The charges have made no noticeable impact on Bolsonaro’s behavior. He and his allies in Congress are using the remaining months of his current term to try to strip away the considerable rights baked into Brazil’s 1988 constitution. The country’s right wing, in league with agribusiness and mining interests, has pushed a pair of bills that would effectively erase the process for defining and protecting indigenous lands. If they become law, the bills would legalize already operating illegal mining and open the door for new mining, power plants, and massive agriculture projects to proceed without the consent of affected communities, in violation of protections mandated by the U.N. Declaration on the Rights of Indigenous Peoples.

Brazil’s Supreme Court is also expected to decide soon whether to accept a “marco temporal” (“time limit”). The court could rule that tribes only have the right to claim traditionally held territories if they can prove they were physically occupied when the constitution was ratified. If the court decides against indigenous people, APIB coordinator Sônia Guajajara explained, it would “represent an open invitation for farming and mining interests to destroy precious ecosystems in the name of commerce.” Tribes converged in Brasília throughout the summer to demonstrate against both the land rights bills and the marco temporal. They set up a sprawling, bustling encampment within the “fuselage” of the capital’s famed airplane layout, completed in 1960 as a showcase of the country’s Western-facing modernity. Both measures have been stalled since the summer.

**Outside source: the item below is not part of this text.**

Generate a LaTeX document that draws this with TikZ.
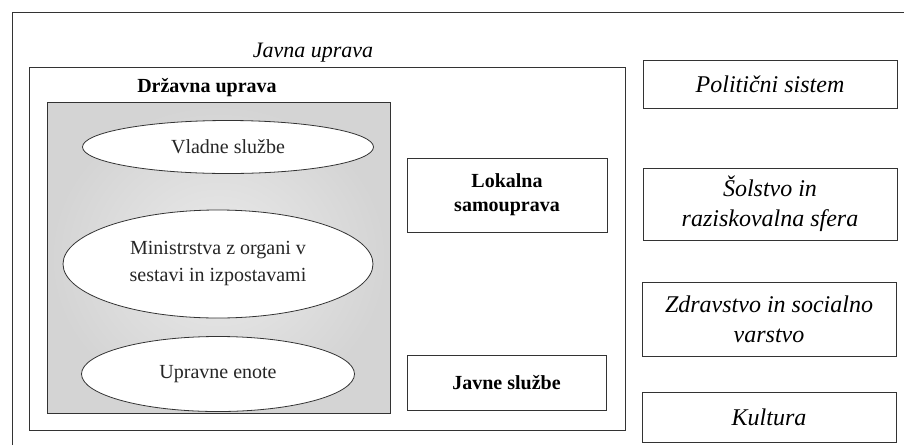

Left-wing politicians face considerable threats, too. “Being killed is a concrete possibility,” Talíria Petrone, a federal deputy with PSOL—the Party for Socialism and Liberation—told the PI delegation. Her friend and PSOL city councillor for Rio de Janeiro, Marielle Franco, was killed in 2018 in what is widely considered a political assassination, which has not been thoroughly investigated by authorities. Petrone has faced death threats, and in 2019 federal police uncovered an assassination plot against her. “Many of our representatives can’t leave their homes,” Petrone said. At the meeting, she said she couldn’t go back to Rio de Janeiro, which she represents, though the lawmaker eventually returned in an armored car in late October.

“The democratic crisis and the climate crisis go together,” she added, “and they’re speeded along by the same forces.”